Skin supersolidity matters the performance and functionality of water droplets

Abstract

Even more fascinating than its bulk parent, a water droplet possesses extraordinary catalytic and hydro-voltaic capability, elastic adaptivity, hydrophobicity, sensitivity, thermal stability, etc., but the underlying mechanism is still elusive. We emphasize herewith that the H‒O bond follows the universal bond order‒length‒strength correlation and nonbonding electron polarization regulation and the hydrogen bond cooperativity and polarizability notion regulates the performance of the coupling hydrogen bond (O:H‒O).
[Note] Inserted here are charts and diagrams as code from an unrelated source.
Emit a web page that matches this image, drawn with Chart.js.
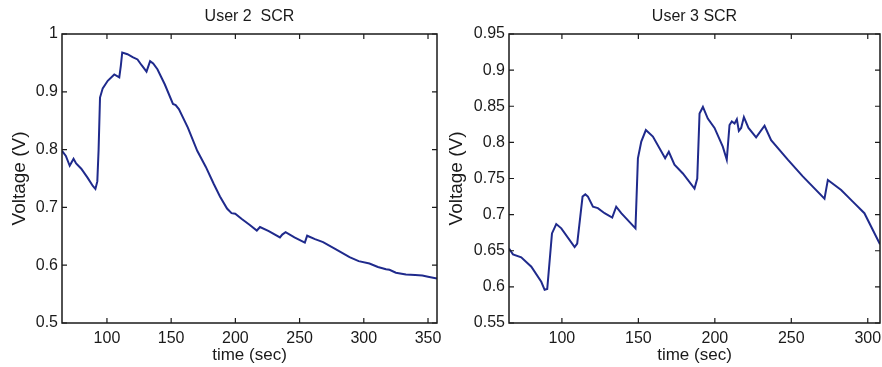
<!DOCTYPE html>
<html>
<head>
<meta charset="utf-8">
<script src="https://cdn.jsdelivr.net/npm/chart.js@4/dist/chart.umd.min.js"></script>
<style>
  html, body { margin: 0; padding: 0; background: #fff; }
  #wrap { position: relative; width: 882px; height: 367px; overflow: hidden; }
  .cell { position: absolute; top: 0; width: 441px; height: 367px; }
</style>
</head>
<body>
<div id="wrap">
  <div class="cell" style="left:0"><canvas id="c1" width="441" height="367"></canvas></div>
  <div class="cell" style="left:441px"><canvas id="c2" width="441" height="367"></canvas></div>
</div>
<script>
// ---------- Data ----------
const titleLeft = 'User 2  SCR';
const titleRight = 'User 3 SCR';
const xAxisTitle = 'time (sec)';
const yAxisTitle = 'Voltage (V)';

const user2Time = [65, 68, 71, 72.5, 74, 76, 80, 85, 89, 91, 92.5, 93.5, 94.6, 96.7, 100.6, 105.7, 109.6, 110.8, 111.9, 116, 120, 123.8, 127, 130.8, 133.6, 136, 139.3, 145, 151.4, 153.5, 156, 163, 170.3, 177, 183.1, 188, 193.5, 197, 199.9, 205, 211, 216.7, 219.2, 226, 234.7, 236.5, 239.1, 246, 254.1, 255.9, 262, 268.3, 278, 288.9, 296, 304.4, 311, 317.3, 320, 325, 332.8, 340, 345.6, 350, 357];
const user2Volt = [0.798, 0.789, 0.772, 0.778, 0.784, 0.776, 0.767, 0.751, 0.737, 0.732, 0.745, 0.800, 0.890, 0.906, 0.919, 0.930, 0.925, 0.945, 0.968, 0.965, 0.960, 0.956, 0.946, 0.935, 0.953, 0.949, 0.939, 0.913, 0.879, 0.877, 0.870, 0.838, 0.798, 0.770, 0.741, 0.719, 0.698, 0.690, 0.689, 0.680, 0.670, 0.660, 0.666, 0.659, 0.648, 0.653, 0.657, 0.648, 0.639, 0.651, 0.645, 0.640, 0.628, 0.614, 0.607, 0.603, 0.597, 0.593, 0.592, 0.587, 0.584, 0.583, 0.582, 0.580, 0.577];

const user3Time = [65.4, 68, 73.4, 80, 86.5, 88.7, 90.4, 93.5, 96.3, 99.6, 108.3, 110, 113.5, 115.3, 117, 120.3, 123.5, 127.9, 132.9, 135.5, 138.8, 148.1, 149.7, 151.9, 154.9, 159.5, 167.5, 169.9, 173.6, 179.1, 186.7, 188.5, 190, 192.2, 195.4, 199.8, 205.2, 207.8, 209.6, 211.1, 212.9, 214.4, 215.7, 217.2, 219, 222, 227, 232.5, 236.8, 247.7, 257.5, 271.7, 273.9, 282.6, 290.2, 297.8, 308];
const user3Volt = [0.653, 0.645, 0.641, 0.628, 0.607, 0.596, 0.597, 0.674, 0.687, 0.681, 0.655, 0.660, 0.725, 0.728, 0.725, 0.711, 0.709, 0.702, 0.696, 0.711, 0.702, 0.681, 0.778, 0.801, 0.817, 0.808, 0.778, 0.787, 0.769, 0.757, 0.736, 0.750, 0.840, 0.849, 0.833, 0.820, 0.794, 0.776, 0.824, 0.829, 0.826, 0.832, 0.816, 0.820, 0.835, 0.820, 0.807, 0.823, 0.803, 0.776, 0.753, 0.722, 0.748, 0.734, 0.718, 0.702, 0.659];

const user2XTicks = [100, 150, 200, 250, 300, 350];
const user2YTicks = [0.5, 0.6, 0.7, 0.8, 0.9, 1];
const user3XTicks = [100, 150, 200, 250, 300];
const user3YTicks = [0.55, 0.6, 0.65, 0.7, 0.75, 0.8, 0.85, 0.9, 0.95];

// ---------- Styling ----------
const FONT = 'Liberation Sans, Arial, Helvetica, sans-serif';
const LINE = '#1f2a8c';
const INK = '#1a1a1a';

const framePlugin = {
  id: 'matlabFrame',
  afterDatasetsDraw(chart) {
    const { ctx, chartArea: a, scales: { x, y } } = chart;
    ctx.save();
    ctx.strokeStyle = INK;
    ctx.lineWidth = 1.5;
    ctx.strokeRect(a.left, a.top, a.right - a.left, a.bottom - a.top);
    ctx.lineWidth = 1.2;
    ctx.beginPath();
    const L = 5;
    x.ticks.forEach(t => {
      const p = x.getPixelForValue(t.value);
      ctx.moveTo(p, a.bottom); ctx.lineTo(p, a.bottom - L);
      ctx.moveTo(p, a.top); ctx.lineTo(p, a.top + L);
    });
    y.ticks.forEach(t => {
      const p = y.getPixelForValue(t.value);
      ctx.moveTo(a.left, p); ctx.lineTo(a.left + L, p);
      ctx.moveTo(a.right, p); ctx.lineTo(a.right - L, p);
    });
    ctx.stroke();
    ctx.restore();
  }
};

function makeChart(id, cfg) {
  const pts = cfg.t.map((t, i) => ({ x: t, y: cfg.v[i] }));
  return new Chart(document.getElementById(id), {
    type: 'line',
    data: { datasets: [{ data: pts, borderColor: LINE, borderWidth: 2, pointRadius: 0, tension: 0, fill: false }] },
    options: {
      responsive: false,
      devicePixelRatio: 1,
      animation: false,
      layout: { padding: { left: 0, right: cfg.padRight, top: 0, bottom: 0 } },
      plugins: {
        legend: { display: false },
        tooltip: { enabled: false },
        title: {
          display: true, text: cfg.title, fullSize: false, color: INK,
          font: { family: FONT, size: 16, weight: 'normal', lineHeight: 1.2 },
          padding: { top: 7, bottom: cfg.top - 7 - 19.2 }
        }
      },
      scales: {
        x: {
          type: 'linear', min: cfg.xmin, max: cfg.xmax,
          grid: { display: false, drawTicks: false, tickLength: 0 }, border: { display: false },
          afterBuildTicks: s => { s.ticks = cfg.xTicks.map(v => ({ value: v })); },
          afterFit: s => { s.height = 367 - cfg.bottom; s.paddingLeft = 0; s.paddingRight = 0; },
          ticks: { color: INK, padding: 6, maxRotation: 0, autoSkip: false, font: { family: FONT, size: 16 } },
          title: { display: true, text: xAxisTitle, color: INK, font: { family: FONT, size: 17 }, padding: { top: 0, bottom: 1 } }
        },
        y: {
          type: 'linear', min: cfg.ymin, max: cfg.ymax,
          grid: { display: false, drawTicks: false, tickLength: 0 }, border: { display: false },
          afterBuildTicks: s => { s.ticks = cfg.yTicks.map(v => ({ value: v })); },
          afterFit: s => { s.width = cfg.left; s.paddingTop = 0; s.paddingBottom = 0; },
          ticks: { color: INK, padding: 4, autoSkip: false, font: { family: FONT, size: 16 },
                   callback: v => String(+Number(v).toFixed(2)) },
          title: { display: true, text: yAxisTitle, color: INK, font: { family: FONT, size: 19 }, padding: { top: cfg.yTitlePad, bottom: 0 } }
        }
      }
    },
    plugins: [framePlugin]
  });
}

makeChart('c1', {
  t: user2Time, v: user2Volt, title: titleLeft,
  xmin: 65, xmax: 357, ymin: 0.5, ymax: 1,
  xTicks: user2XTicks, yTicks: user2YTicks,
  left: 62, padRight: 4, top: 34, bottom: 323, yTitlePad: 8.5
});
makeChart('c2', {
  t: user3Time, v: user3Volt, title: titleRight,
  xmin: 65.4, xmax: 308, ymin: 0.55, ymax: 0.95,
  xTicks: user3XTicks, yTicks: user3YTicks,
  left: 68, padRight: 2, top: 34, bottom: 323, yTitlePad: 4.5
});
</script>
</body>
</html>
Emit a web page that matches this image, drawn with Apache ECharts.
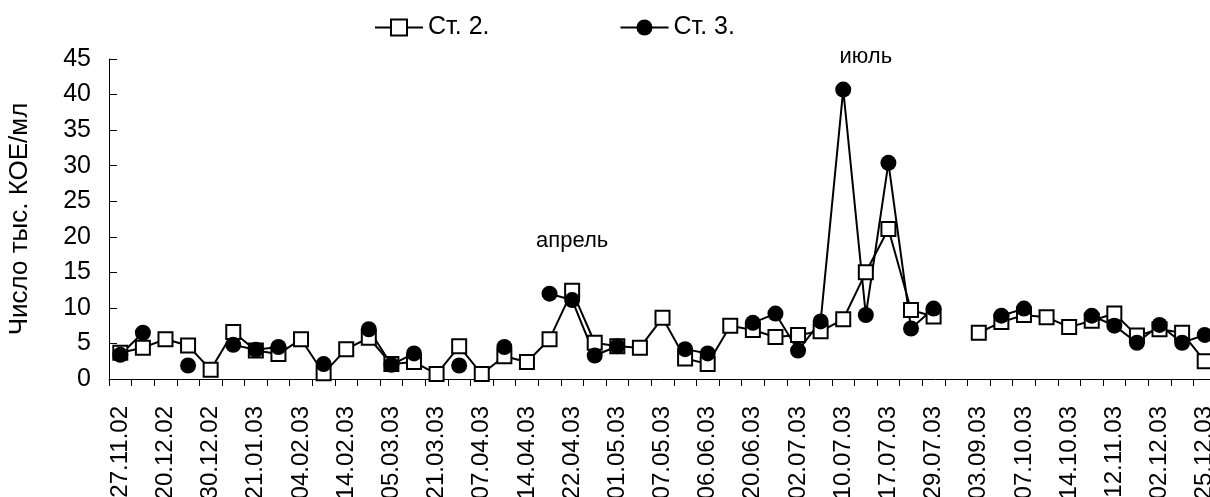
<!DOCTYPE html>
<html>
<head>
<meta charset="utf-8">
<script src="https://cdn.jsdelivr.net/npm/echarts@6/dist/echarts.min.js"></script>
<style>
  html, body { margin: 0; padding: 0; background: #fff; }
  #chart { width: 1210px; height: 497px; }
</style>
</head>
<body>
<div id="chart"></div>
<script>
// dates under the axis; unlabeled samples in between are left blank
const dates = [
  '27.11.02', '', '20.12.02', '', '30.12.02', '', '21.01.03', '', '04.02.03', '',
  '14.02.03', '', '05.03.03', '', '21.03.03', '', '07.04.03', '', '14.04.03', '',
  '22.04.03', '', '01.05.03', '', '07.05.03', '', '06.06.03', '', '20.06.03', '',
  '02.07.03', '', '10.07.03', '', '17.07.03', '', '29.07.03', '', '03.09.03', '',
  '07.10.03', '', '14.10.03', '', '12.11.03', '', '02.12.03', '', '25.12.03'
];

const st2 = [
  3.7, 4.4, 5.6, 4.7, 1.3, 6.6, 4.0, 3.5, 5.6, 0.8,
  4.2, 5.8, 2.1, 2.4, 0.7, 4.6, 0.7, 3.2, 2.4, 5.6,
  12.4, 5.1, 4.6, 4.4, 8.6, 2.9, 2.1, 7.5, 6.9, 5.9,
  6.2, 6.7, 8.4, 15.0, 21.1, 9.7, 8.8, null, 6.5, 8.0,
  9.0, 8.7, 7.3, 8.2, 9.2, 6.1, 7.0, 6.5, 2.5
];

const st3 = [
  3.4, 6.5, null, 1.9, null, 4.8, 4.1, 4.5, null, 2.1,
  null, 7.0, 2.0, 3.6, null, 1.9, null, 4.5, null, 12.0,
  11.1, 3.3, 4.6, null, null, 4.2, 3.6, null, 7.9, 9.2,
  4.0, 8.1, 40.7, 9.0, 30.4, 7.1, 9.9, null, null, 8.9,
  9.9, null, null, 8.9, 7.5, 5.1, 7.6, 5.1, 6.2
];

const yTicks = { min: 0, max: 45, step: 5 };

// notes over the peaks: [category index, value, text]
const notes = [
  [20, 19.4, 'апрель'],
  [33, 45.3, 'июль']
];

const chart = echarts.init(document.getElementById('chart'));
const font = 'Liberation Sans, Arial, sans-serif';

chart.setOption({
  backgroundColor: '#fff',
  animation: false,
  textStyle: { fontFamily: font, color: '#000' },
  legend: {
    top: 10,
    left: 369,
    itemWidth: 48,
    itemHeight: 20,
    itemGap: 130,
    textStyle: { fontSize: 25, color: '#000', fontFamily: font },
    data: ['Ст. 2.', 'Ст. 3.']
  },
  grid: {
    left: 109,
    right: -6,
    top: 59,
    bottom: 118,
    outerBoundsMode: 'none'
  },
  xAxis: {
    type: 'category',
    data: dates,
    boundaryGap: true,
    axisLine: { lineStyle: { color: '#000', width: 1 } },
    axisTick: { show: true, length: 7, interval: 0, lineStyle: { color: '#000' } },
    axisLabel: {
      interval: 1,
      rotate: 90,
      margin: 27,
      fontSize: 24,
      color: '#000',
      fontFamily: font
    }
  },
  yAxis: {
    type: 'value',
    min: yTicks.min,
    max: yTicks.max,
    interval: yTicks.step,
    name: 'Число тыс. КОЕ/мл',
    nameLocation: 'middle',
    nameRotate: 90,
    nameGap: 76,
    nameTextStyle: { fontSize: 26, color: '#000', fontFamily: font },
    axisLine: { show: true, lineStyle: { color: '#000', width: 1 } },
    axisTick: { show: true, inside: true, length: 8, lineStyle: { color: '#000' } },
    axisLabel: { margin: 18, fontSize: 25, color: '#000', fontFamily: font },
    splitLine: { show: false }
  },
  series: [
    {
      name: 'Ст. 2.',
      type: 'line',
      data: st2,
      symbol: 'rect',
      symbolSize: 14,
      showAllSymbol: true,
      connectNulls: false,
      lineStyle: { color: '#000', width: 2 },
      itemStyle: { color: '#fff', borderColor: '#000', borderWidth: 2 }
    },
    {
      name: 'Ст. 3.',
      type: 'line',
      data: st3,
      symbol: 'circle',
      symbolSize: 16,
      showAllSymbol: true,
      connectNulls: false,
      lineStyle: { color: '#000', width: 2 },
      itemStyle: { color: '#000' }
    }
  ]
});

// place the notes through the chart's own scales
chart.setOption({
  graphic: notes.map(n => {
    const p = chart.convertToPixel({ gridIndex: 0 }, [n[0], n[1]]);
    return {
      type: 'text',
      x: p[0],
      y: p[1],
      style: {
        text: n[2],
        font: '22px ' + font,
        fill: '#000',
        align: 'center',
        verticalAlign: 'middle'
      }
    };
  })
});
</script>
</body>
</html>
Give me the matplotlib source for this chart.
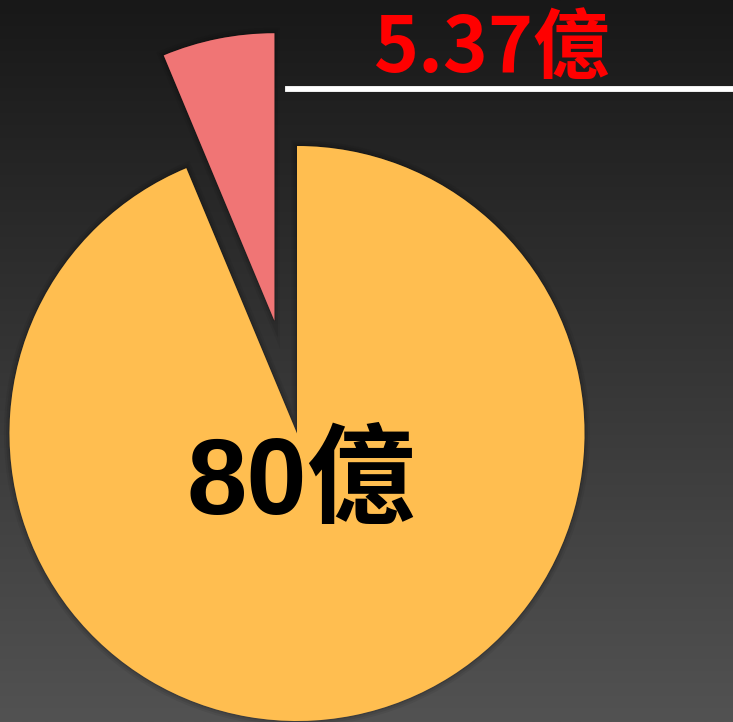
"""Exploded two-slice pie on a dark gradient background."""

import matplotlib

matplotlib.use("Agg")
import matplotlib.patheffects as pe
import matplotlib.pyplot as plt
import numpy as np

values = [5.37, 80.0]
labels = ["5.37億", "80億"]
colors = ["#f07575", "#ffbe50"]
explode = [0.40, 0.0]

W, H = 733, 722
fig = plt.figure(figsize=(W / 100, H / 100), dpi=100)

# background gradient
bg = fig.add_axes([0, 0, 1, 1], zorder=0)
grad = np.linspace(0.0, 1.0, 256)[:, None]
bg.imshow(grad, aspect="auto", cmap=matplotlib.colors.LinearSegmentedColormap.from_list(
    "bg", ["#181818", "#525252"]), extent=(0, 1, 1, 0))
bg.set_axis_off()

# pie axes: centre at (297, 433.5) px, radius 287.5 px
cx, cy, r = 297.0, 433.5, 287.5
ax = fig.add_axes([(cx - r) / W, (H - cy - r) / H, 2 * r / W, 2 * r / H], zorder=1)
ax.patch.set_alpha(0)
wedges, _ = ax.pie(
    values,
    colors=colors,
    explode=explode,
    startangle=90,
    counterclock=True,
    radius=1.0,
    wedgeprops={"linewidth": 0},
)
shadow = [
    pe.Stroke(linewidth=8, foreground="black", alpha=0.06),
    pe.Stroke(linewidth=5, foreground="black", alpha=0.08),
    pe.Stroke(linewidth=2, foreground="black", alpha=0.12),
    pe.Normal(),
]
for w in wedges:
    w.set_clip_on(False)
    w.set_path_effects(shadow)
ax.set_xlim(-1, 1)
ax.set_ylim(-1, 1)
ax.set_axis_off()

# big value label inside the yellow slice
fig.text(301 / W, 1 - 485 / H, labels[1], ha="center", va="center",
         fontsize=78, fontweight="bold", color="black",
         family=["Liberation Sans", "Noto Sans CJK TC"], zorder=3)

# callout for the small slice
fig.text(491 / W, 1 - 49 / H, labels[0], ha="center", va="center",
         fontsize=55, fontweight="bold", color="#ff0000",
         family=["Noto Sans CJK TC", "DejaVu Sans"], zorder=3)
fig.add_artist(plt.Line2D([288 / W, 1.0], [1 - 89 / H, 1 - 89 / H],
                          color="white", linewidth=4.2, zorder=3))

fig.savefig("out.png", dpi=100)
Computational and spectrometric evidence consistently shows that molecular undercoordination shortens the intramolecular H‒O bond by up to 10% while lengthening the intermolecular O:H nonbond by 20% cooperatively with an association of electron polarization, making the 0.3-nm thick droplet skin of a supersolid phase of self-electrification. The supersolid skin dictates the performance and functionality of the droplet in chemical, dielectric, electrical, mechanical, optical, and thermal properties as well as the transport dynamics of electrons and phonons. The amplification of these findings could deepen our insight into the undercoordinated aqueous systems, including bubbles and molecular clusters, and promote deep engineering of water and ice.